I put this down to the Greek belief that the world was fundamentally explainable by rational means. That very modern viewpoint was totally at odds with their own religion, and the deeper thinkers of the time were painfully aware of the paradox. Yet nevertheless, give a Classical Greek a problem, and he would instinctively look for a rational solution. This rather suits me as a mystery writer.

Date: 2012-11-20 01:11 pm (UTC)
ext_90666: (NeCoRo)
From: [identity profile] kgbooklog.livejournal.com
more people in the western world per capita

I hope his word choices are better in his novels.

Date: 2012-11-20 05:59 am (UTC)
From: [identity profile] houseboatonstyx.livejournal.com
How can you cheat someone who is going to get both of you, and everyone else, pretty soon anyway? And why would Hades invite Orpheus to 'cheat' him?

Date: 2012-11-19 09:34 am (UTC)
From: [identity profile] lederhosen.livejournal.com
I think this may be the same Orpheus you're talking about there: http://www.oglaf.com/netherworld/

Date: 2012-11-19 04:36 pm (UTC)
From: [identity profile] kai ashante wilson (from livejournal.com)
China explored this question, too:
http://chinamieville.net/post/20675897361/4-final-orpheuses

Date: 2012-11-20 03:53 am (UTC)
From: (Anonymous)
Euridice has obtained a good job with excellent promotion prospects at HadesCo and is uninterested in returning to the massively sexist Greek society upstairs?

Bruce

Date: 2012-11-22 10:07 pm (UTC)
From: [identity profile] xinheritorx.livejournal.com
I have had three real life versions of this scenario occur, as close as a modern, non Greek, non pagan human can come to as such. Here's my two cents on the whole thing.

1: I was a sophomore in high school. At the time I was a skate punk and the girl in question a spoiled daughter of a judge who...did things with an entire wrestling team. She was good looking, motivating me to overlook that. One day, she told me she was in love with me...but to ask her out, I needed the permission of a football player twice my size on steroids with an alchohol problem who everyone else liked more than me. He, of course, said no. This lead to me throwing my lot in with...these folks: http://www.deviate.4mg.com/pictures.htm and waging a low level guerilla campaign for two years over the girl against the football team. Every day, I battled the football players, being shoved into lockers and such. But I persisted. In the end, I had a final confrontation with the football player at 4th of July fireworks. By this point, I had become very frustrated with the girl herself going along with all of this and exhibiting no agency of her own, we expecting modern women to actually do something, and called her a whore, then got in a fist fight with the athlete in question until the punk people in the picture came to my aid.

2: I was in college. I had gone native with the people in the pictures, was in a punk band and lived in punk house squats doing anarchist protesting. I was dating a Macedonian girl with a septum ring (its right next to Greece!).

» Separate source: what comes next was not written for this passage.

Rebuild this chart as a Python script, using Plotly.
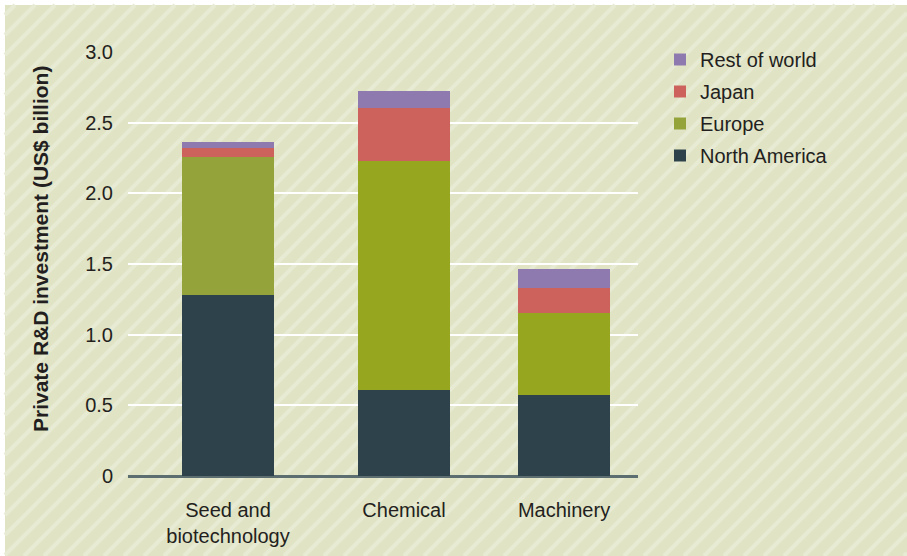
import plotly.graph_objects as go

# ---- data ----
categories = ["Seed and<br>biotechnology", "Chemical", "Machinery"]
north_america = [1.28, 0.61, 0.57]
europe = [0.98, 1.62, 0.58]
japan = [0.06, 0.375, 0.18]
rest_of_world = [0.045, 0.12, 0.135]
y_tick_vals = [0, 0.5, 1.0, 1.5, 2.0, 2.5, 3.0]
y_tick_text = ["0", "0.5", "1.0", "1.5", "2.0", "2.5", "3.0"]

# ---- layout / style ----
W, H = 907, 556
PL, PR, PT, PB = 128, 638, 52, 476   # plot area in pixels
x_positions = [0, 176, 336]          # category centres (axis units)
bar_width = 92
FONT = "Liberation Sans, Arial, sans-serif"
TXT = "#231f20"

c_na = "#2e424b"
c_eu = ["#95a33b", "#96a61f", "#96a61f"]
c_jp = "#cd625c"
c_row = "#8f7ab0"


def px_x(px):
    return (px - PL) / (PR - PL)


def px_y(py):
    return (PB - py) / (PB - PT)


fig = go.Figure()
series = [
    ("North America", north_america, c_na, 4),
    ("Europe", europe, c_eu, 3),
    ("Japan", japan, c_jp, 2),
    ("Rest of world", rest_of_world, c_row, 1),
]
for name, vals, col, rank in series:
    fig.add_trace(go.Bar(
        name=name, x=x_positions, y=vals, width=bar_width,
        marker=dict(color=col, line=dict(width=0)),
        legendgroup=name, legendrank=rank,
    ))

# background: beige panel with diagonal light stripes
shapes = [dict(type="rect", xref="paper", yref="paper", layer="below",
               x0=px_x(5), x1=px_x(W + 5), y0=px_y(H + 5), y1=px_y(5),
               fillcolor="#e0e3c4", line=dict(width=0))]
path = []
c = 0
while c < W + H + 20:
    xa = max(5, c - H)
    xb = min(W, c - 5)
    if xb > xa:
        path.append(f"M{px_x(xa):.5f},{px_y(c - xa):.5f}L{px_x(xb):.5f},{px_y(c - xb):.5f}")
    c += 20
shapes.append(dict(type="path", xref="paper", yref="paper", layer="below",
                   path="".join(path), line=dict(color="#e8ebd4", width=4)))

fig.update_layout(
    width=W, height=H, autosize=False,
    margin=dict(l=PL, r=W - PR, t=PT, b=H - PB, pad=0, autoexpand=False),
    paper_bgcolor="white", plot_bgcolor="rgba(0,0,0,0)",
    barmode="stack", bargap=0,
    font=dict(family=FONT, size=20, color=TXT),
    shapes=shapes,
    showlegend=True,
    legend=dict(
        traceorder="grouped", tracegroupgap=3,
        x=px_x(660), xanchor="left", y=px_y(40), yanchor="top",
        bgcolor="rgba(0,0,0,0)", font=dict(size=20, color=TXT, family=FONT),
        itemclick=False,
    ),
    xaxis=dict(
        range=[-100, 410], tickvals=x_positions, ticktext=categories,
        showgrid=False, zeroline=False, showline=False, ticks="",
        tickfont=dict(size=20, color=TXT, family=FONT),
        ticklabelstandoff=20, fixedrange=True, automargin=False,
    ),
    yaxis=dict(
        range=[0, 3], tickvals=y_tick_vals, ticktext=y_tick_text,
        showgrid=True, gridcolor="white", gridwidth=2,
        zeroline=True, zerolinecolor="#5d6e70", zerolinewidth=2.5,
        showline=False, ticks="",
        tickfont=dict(size=20, color=TXT, family=FONT),
        ticklabelstandoff=14, fixedrange=True, automargin=False,
    ),
    annotations=[dict(
        text="<b>Private R&D investment (US$ billion)</b>",
        xref="paper", yref="paper", x=px_x(40), y=px_y(249),
        xanchor="center", yanchor="middle", textangle=-90, showarrow=False,
        font=dict(size=21, color=TXT, family=FONT),
    )],
)

fig.write_html("out.html",
               config={"displayModeBar": False},
               post_script="document.body.style.margin='0px';document.body.style.overflow='hidden';")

The vegan punk movement was feeling in a very Soviet mood and decided to form a hierarchical power structure with a certain number of people as leaders. One of these was a man named Lewer who sort of resembled a cross between Lavrentii Beria and Quagmire on Family Guy with a bit of that admiral in the CJ Cherryh novel Downbelow Station who runs the Union clone armies, Azov. He wanted the Macedonian.

He had the other "leaders" threaten me into moving to California. Not that California is bad, its climate is delightful, but they did it so they could have my girlfriend. Once in California, my parents drove to California and stole my car. I had a childhood friend who was on Who's The Boss for a season in the late 1980s, seen here: http://www.imdb.com/name/nm0357185/ who had a girlfriend I did not see eye to eye with that lived in Los Angeles, which some people equate with Hell, or if you're an ancient Greek, Hades.

I was in Eureka, Ca when I learned the Macedonian had been basically abducted and given to this Lewer character. I slept on the child actor's couch for three days and got in an argument with his girlfriend. I left. She threatened me on AIM. I found that the Macedonian had exhibited the agency you others speak of, and escaped, to LA. But...she decided I was not worth it as a boyfriend and was now dating local men, and threatened to sue me when I contacted her.

3: I went to NJ again to try to retrieve my car. I added a girl named Ariel Tuzzeo I had known as a child, and we had had a mutual crush on each other. I expected a vapid sort, but she had become punk like me, or at least a goth. The problem was...since I moved as a third grader, she felt abandoned by me and had become vengefully obsessed with me in the intervening two decades. She went to great pains to hide this. She invited me to play paintball as a date.

She meets me, asks in a sinister voice "are you waiting for someone?" then reveals a bald Morrocan man she has brought for the express purpose of making me jealous. She then lectures me at length about how when I moved I gave up any right to date her, we play paintball, I get diabetes and have to sit in a shed, she abandons me on the snow covered paintball course in Schuykill, PA, and I am forced to hitch hike home with some Mexicans. So in that one, the Eurydice analogue basically enacted a bunny boiler style revenge scheme against me, the Orpheus stand in.

I hope these provide examples of how Eurydice could have acted differently.